**GIVEN RECORDS:**
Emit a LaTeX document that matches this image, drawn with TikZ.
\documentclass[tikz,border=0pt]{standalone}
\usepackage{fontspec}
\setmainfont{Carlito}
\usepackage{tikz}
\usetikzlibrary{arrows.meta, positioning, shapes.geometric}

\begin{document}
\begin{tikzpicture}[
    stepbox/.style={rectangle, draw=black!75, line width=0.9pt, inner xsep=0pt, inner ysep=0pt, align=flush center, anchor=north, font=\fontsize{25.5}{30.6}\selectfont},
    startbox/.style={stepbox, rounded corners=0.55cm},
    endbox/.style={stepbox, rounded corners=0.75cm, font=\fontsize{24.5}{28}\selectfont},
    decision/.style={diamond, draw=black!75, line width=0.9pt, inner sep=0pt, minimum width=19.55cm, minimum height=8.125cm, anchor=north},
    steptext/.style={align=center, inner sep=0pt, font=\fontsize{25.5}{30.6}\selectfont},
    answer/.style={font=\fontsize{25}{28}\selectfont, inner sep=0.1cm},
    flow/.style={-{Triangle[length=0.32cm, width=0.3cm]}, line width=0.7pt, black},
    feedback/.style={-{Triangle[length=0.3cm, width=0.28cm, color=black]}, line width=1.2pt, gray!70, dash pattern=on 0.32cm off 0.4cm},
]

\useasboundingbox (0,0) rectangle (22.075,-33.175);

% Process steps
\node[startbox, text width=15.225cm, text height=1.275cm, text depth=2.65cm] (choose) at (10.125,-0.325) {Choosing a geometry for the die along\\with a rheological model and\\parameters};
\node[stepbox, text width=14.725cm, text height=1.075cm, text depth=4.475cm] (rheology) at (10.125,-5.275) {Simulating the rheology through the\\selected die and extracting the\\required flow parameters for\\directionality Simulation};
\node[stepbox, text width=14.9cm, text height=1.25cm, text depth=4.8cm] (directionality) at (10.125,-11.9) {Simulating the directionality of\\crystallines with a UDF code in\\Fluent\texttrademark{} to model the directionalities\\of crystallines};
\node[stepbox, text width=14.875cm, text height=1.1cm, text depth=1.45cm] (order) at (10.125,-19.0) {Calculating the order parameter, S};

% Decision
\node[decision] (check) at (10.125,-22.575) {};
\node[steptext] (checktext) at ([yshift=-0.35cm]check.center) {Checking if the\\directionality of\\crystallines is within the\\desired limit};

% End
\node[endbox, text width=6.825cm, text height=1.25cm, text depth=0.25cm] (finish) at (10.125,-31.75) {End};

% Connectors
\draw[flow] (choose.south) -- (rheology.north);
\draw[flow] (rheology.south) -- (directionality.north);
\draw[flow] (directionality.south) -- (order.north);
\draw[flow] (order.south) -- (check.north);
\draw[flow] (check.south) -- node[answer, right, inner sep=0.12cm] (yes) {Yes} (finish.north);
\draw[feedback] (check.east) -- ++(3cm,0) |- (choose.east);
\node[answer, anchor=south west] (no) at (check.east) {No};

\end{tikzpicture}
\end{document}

...

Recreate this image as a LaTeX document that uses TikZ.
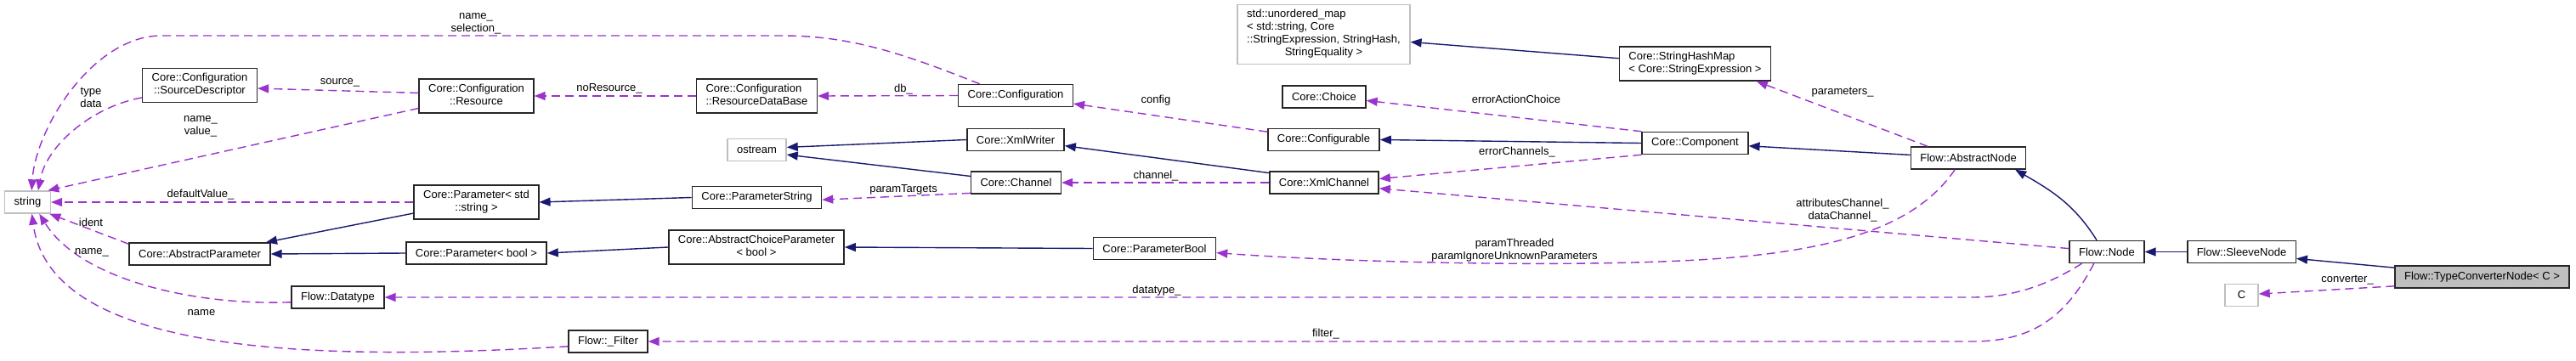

**EXERCISE GOAL:**
In the listing above, find the line with "Emit a LaTeX" and the line with "(0,0) rectangle (22.075,-33.175);", then print exactly those lines and every line between them.

**COMPLETED TASK:**
Emit a LaTeX document that matches this image, drawn with TikZ.
\documentclass[tikz,border=0pt]{standalone}
\usepackage{fontspec}
\setmainfont{Carlito}
\usepackage{tikz}
\usetikzlibrary{arrows.meta, positioning, shapes.geometric}

\begin{document}
\begin{tikzpicture}[
    stepbox/.style={rectangle, draw=black!75, line width=0.9pt, inner xsep=0pt, inner ysep=0pt, align=flush center, anchor=north, font=\fontsize{25.5}{30.6}\selectfont},
    startbox/.style={stepbox, rounded corners=0.55cm},
    endbox/.style={stepbox, rounded corners=0.75cm, font=\fontsize{24.5}{28}\selectfont},
    decision/.style={diamond, draw=black!75, line width=0.9pt, inner sep=0pt, minimum width=19.55cm, minimum height=8.125cm, anchor=north},
    steptext/.style={align=center, inner sep=0pt, font=\fontsize{25.5}{30.6}\selectfont},
    answer/.style={font=\fontsize{25}{28}\selectfont, inner sep=0.1cm},
    flow/.style={-{Triangle[length=0.32cm, width=0.3cm]}, line width=0.7pt, black},
    feedback/.style={-{Triangle[length=0.3cm, width=0.28cm, color=black]}, line width=1.2pt, gray!70, dash pattern=on 0.32cm off 0.4cm},
]

\useasboundingbox (0,0) rectangle (22.075,-33.175);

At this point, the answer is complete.